## TASK STATEMENT
Pick out each line containing the string "Output" and copy it.

Records contained in a dataset:
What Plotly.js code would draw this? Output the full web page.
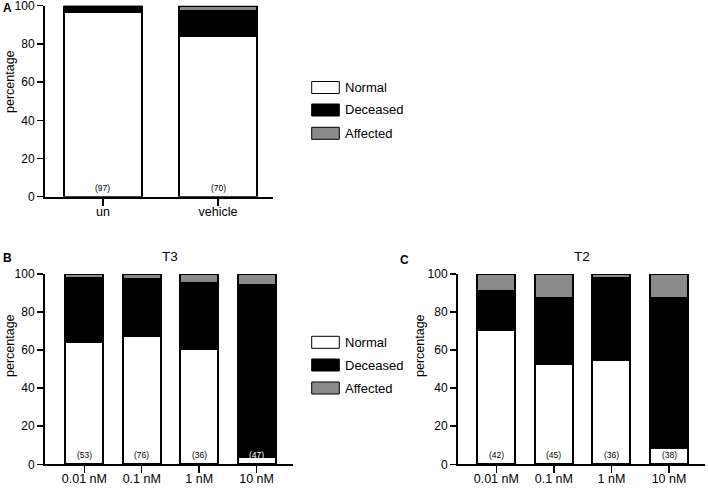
<!DOCTYPE html>
<html>
<head>
<meta charset="utf-8">
<script src="https://cdn.plot.ly/plotly-3.0.1.min.js"></script>
<style>html,body{margin:0;padding:0;background:#fff;}#chart{width:708px;height:489px;}</style>
</head>
<body>
<div id="chart"></div>
<script>
// ---- data ----
const seriesNames = ['Normal', 'Deceased', 'Affected'];
const catsA = ['un', 'vehicle'];
const normalA = [96.9, 84.4];
const deceasedA = [3.1, 12.7];
const affectedA = [0, 2.9];
const countsA = ['(97)', '(70)'];

const catsDose = ['0.01 nM', '0.1 nM', '1 nM', '10 nM'];
const normalT3 = [64.3, 67.3, 60.5, 4.0];
const deceasedT3 = [33.8, 30.2, 35.0, 90.0];
const affectedT3 = [1.9, 2.5, 4.5, 6.0];
const countsT3 = ['(53)', '(76)', '(36)', '(47)'];

const normalT2 = [70.8, 52.5, 54.8, 8.8];
const deceasedT2 = [20.5, 35.0, 43.0, 78.5];
const affectedT2 = [8.7, 12.5, 2.2, 12.7];
const countsT2 = ['(42)', '(45)', '(36)', '(38)'];

const yTicks = [0, 20, 40, 60, 80, 100];

// ---- styling ----
const W = 708, H = 489;
const FONT = 'Arial, "Liberation Sans", Helvetica, sans-serif';
const colors = ['#ffffff', '#000000', '#8a8a8a'];
const px = x => x / W;
const py = y => 1 - y / H;

function barTraces(cats, vals, xa, ya, width) {
  return vals.map((v, i) => ({
    type: 'bar', x: cats, y: v, name: seriesNames[i], xaxis: xa, yaxis: ya,
    width: width, cliponaxis: false, showlegend: false, hoverinfo: 'skip',
    marker: {color: colors[i], line: {color: '#000', width: 2}}
  }));
}

const data = [
  ...barTraces(catsA, [normalA, deceasedA, affectedA], 'x', 'y', 0.68),
  ...barTraces(catsDose, [normalT3, deceasedT3, affectedT3], 'x2', 'y2', 0.66),
  ...barTraces(catsDose, [normalT2, deceasedT2, affectedT2], 'x3', 'y3', 0.66)
];

function xAxis(domain, range, anchor) {
  return {
    domain: domain, range: range, anchor: anchor, type: 'category',
    showline: true, linewidth: 2, linecolor: '#000', showgrid: false, zeroline: false,
    ticks: 'outside', ticklen: 7, tickwidth: 1.5, tickcolor: '#000',
    ticklabelstandoff: -5, ticklabeloverflow: 'allow',
    tickfont: {family: FONT, size: 12.5, color: '#000'}, fixedrange: true
  };
}
function yAxis(domain, anchor) {
  return {
    domain: domain, range: [0, 100], anchor: anchor,
    showline: true, linewidth: 2, linecolor: '#000', showgrid: false, zeroline: false,
    ticks: 'outside', ticklen: 6, tickwidth: 1.5, tickcolor: '#000',
    tickvals: yTicks, ticktext: yTicks.map(String), ticklabeloverflow: 'allow',
    tickfont: {family: FONT, size: 12, color: '#000'}, fixedrange: true
  };
}

const annotations = [];
function countLabels(cats, counts, normals, xa, ya) {
  cats.forEach((c, i) => annotations.push({
    x: c, y: 0, xref: xa, yref: ya, text: counts[i], showarrow: false,
    yanchor: 'middle', yshift: 9,
    font: {family: FONT, size: 8.5, color: normals[i] < 6 ? '#fff' : '#000'}
  }));
}
countLabels(catsA, countsA, normalA, 'x', 'y');
countLabels(catsDose, countsT3, normalT3, 'x2', 'y2');
countLabels(catsDose, countsT2, normalT2, 'x3', 'y3');

function paperText(x, y, text, opts) {
  annotations.push(Object.assign({
    x: px(x), y: py(y), xref: 'paper', yref: 'paper', text: text, showarrow: false,
    xanchor: 'center', yanchor: 'middle', font: {family: FONT, size: 12.5, color: '#000'}
  }, opts || {}));
}
// panel letters
paperText(7.5, 8.5, '<b>A</b>', {font: {family: FONT, size: 12, color: '#000'}});
paperText(7.5, 258, '<b>B</b>', {font: {family: FONT, size: 12, color: '#000'}});
paperText(404, 259.5, '<b>C</b>', {font: {family: FONT, size: 12, color: '#000'}});
// panel titles
paperText(170, 256, 'T3', {font: {family: FONT, size: 13.5, color: '#000'}});
paperText(581.5, 256, 'T2', {font: {family: FONT, size: 13.5, color: '#000'}});
// y-axis titles
paperText(10, 82, 'percentage', {textangle: -90});
paperText(10, 346, 'percentage', {textangle: -90});
paperText(420, 346, 'percentage', {textangle: -90});

// legends
const shapes = [];
function legend(rows) {
  rows.forEach((yc, i) => {
    shapes.push({type: 'rect', xref: 'paper', yref: 'paper',
      x0: px(311.7), x1: px(339.3), y0: py(yc - 6), y1: py(yc + 6),
      fillcolor: colors[i], line: {color: '#000', width: 1}});
    paperText(343, yc, seriesNames[i], {xanchor: 'left', font: {family: FONT, size: 13, color: '#000'}});
  });
}
legend([87.5, 110, 133.3]);
legend([342.3, 365, 388]);

const layout = {
  width: W, height: H, margin: {l: 0, r: 0, t: 0, b: 0},
  paper_bgcolor: '#fff', plot_bgcolor: 'rgba(0,0,0,0)',
  barmode: 'stack', bargap: 0.3, showlegend: false,
  font: {family: FONT, color: '#000'},
  xaxis: xAxis([px(45), px(273)], [-0.504, 1.478], 'y'),
  yaxis: yAxis([py(196.7), py(5.7)], 'x'),
  xaxis2: xAxis([px(45), px(293.3)], [-0.685, 3.64], 'y2'),
  yaxis2: yAxis([py(464.3), py(274)], 'x2'),
  xaxis3: xAxis([px(458), px(705)], [-0.665, 3.625], 'y3'),
  yaxis3: yAxis([py(464.3), py(274)], 'x3'),
  annotations: annotations, shapes: shapes
};

Plotly.newPlot('chart', data, layout, {staticPlot: true, displayModeBar: false});
</script>
</body>
</html>
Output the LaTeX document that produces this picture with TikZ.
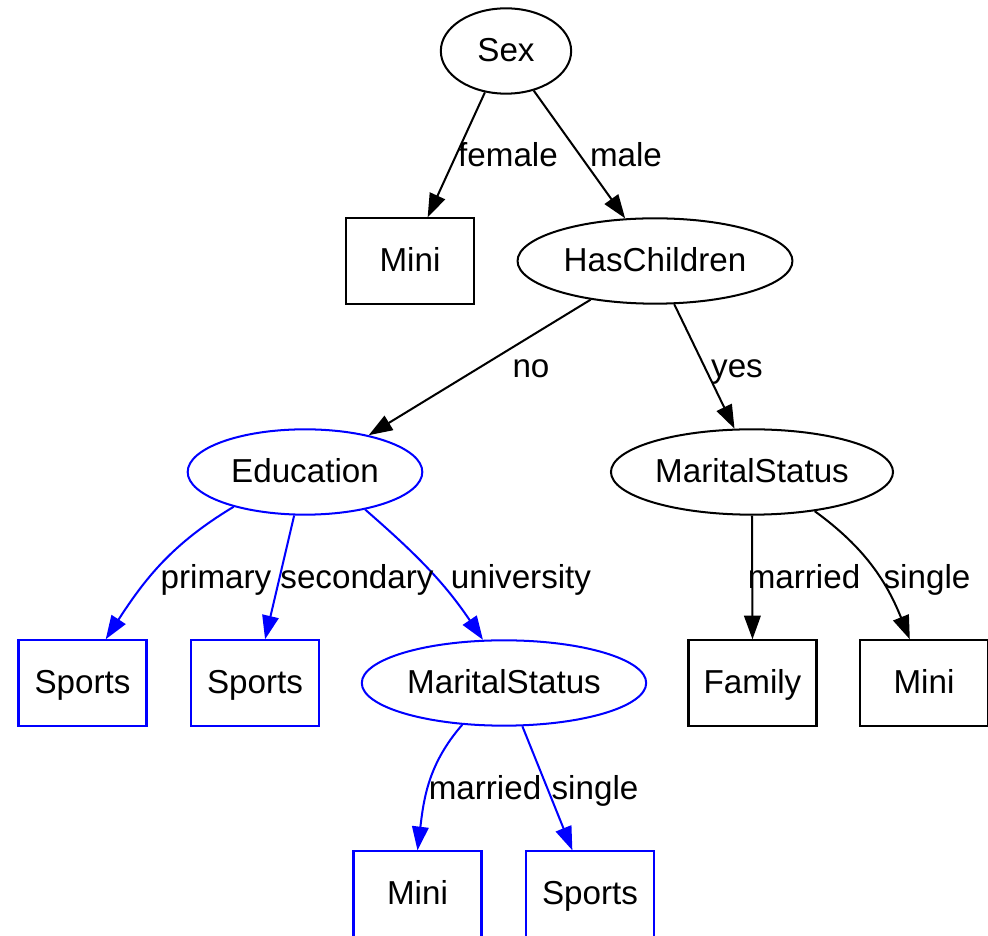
\documentclass[tikz,border=0pt]{standalone}
\usepackage{fontspec}
\setmainfont{Liberation Sans}
\usetikzlibrary{arrows.meta,shapes.geometric}
\begin{document}
\begin{tikzpicture}[x=0.4219pt,y=0.4219pt,line width=0.85pt,
  test/.style={ellipse,draw,inner sep=0pt,minimum height=36pt,
    font=\fontsize{14pt}{17pt}\selectfont,text height=10pt,text depth=0.8pt},
  leaf/.style={rectangle,draw,inner sep=0pt,minimum width=54pt,minimum height=36pt,
    font=\fontsize{14pt}{17pt}\selectfont,text height=10pt,text depth=0.8pt},
  lbl/.style={anchor=base,inner sep=0pt,font=\fontsize{14pt}{17pt}\selectfont},
  edge/.style={-{Triangle[length=10pt,width=7pt]}}]
\useasboundingbox (0,0) rectangle (988,936);
% tests
\node[test,minimum width=55pt] (sex) at (506,885) {Sex};
\node[test,minimum width=116pt] (haschildren) at (655,675) {HasChildren};
\node[test,draw=blue,minimum width=99pt] (education) at (305,464) {Education};
\node[test,minimum width=119pt] (maritalA) at (752,464) {MaritalStatus};
\node[test,draw=blue,minimum width=120pt] (maritalB) at (504,253) {MaritalStatus};
% leaves
\node[leaf] (mini1) at (410,675) {Mini};
\node[leaf,draw=blue] (sports1) at (82.5,253) {Sports};
\node[leaf,draw=blue] (sports2) at (255,253) {Sports};
\node[leaf] (family) at (752.5,253) {Family};
\node[leaf] (mini2) at (924,253) {Mini};
\node[leaf,draw=blue] (mini3) at (417.5,42) {Mini};
\node[leaf,draw=blue] (sports3) at (590,42) {Sports};
% edges
\draw[edge] (sex.-117) -- (mini1.68);
\draw[edge] (sex.-55) -- (haschildren.125);
\draw[edge] (haschildren.-149) -- (education.30);
\draw[edge] (haschildren.-66) -- (maritalA.112);
\draw[edge,blue] (education.-154) to[out=-149,in=57] (sports1.62);
\draw[edge,blue] (education.-104) -- (sports2.77);
\draw[edge,blue] (education.-32) to[out=-41,in=124] (maritalB.116);
\draw[edge] (maritalA.south) -- (family.north);
\draw[edge] (maritalA.-32) to[out=-36,in=112] (mini2.108);
\draw[edge,blue] (maritalB.-135) to[out=-131,in=83] (mini3.north);
\draw[edge,blue] (maritalB.-67) -- (sports3.112);
% labels
\node[lbl] (lfemale) at (508,769) {female};
\node[lbl] (lmale) at (626,769) {male};
\node[lbl] (lno) at (531,558) {no};
\node[lbl] (lyes) at (737,558) {yes};
\node[lbl] (lprimary) at (216,347) {primary};
\node[lbl] (lsecondary) at (357,347) {secondary};
\node[lbl] (luniversity) at (521,347) {university};
\node[lbl] (lmarriedA) at (804,347) {married};
\node[lbl] (lsingleA) at (927,347) {single};
\node[lbl] (lmarriedB) at (485,136) {married};
\node[lbl] (lsingleB) at (595,136) {single};
\end{tikzpicture}
\end{document}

## REPLY TO THE EXERCISE
What Plotly.js code would draw this? Output the full web page.
Output the LaTeX document that produces this picture with TikZ.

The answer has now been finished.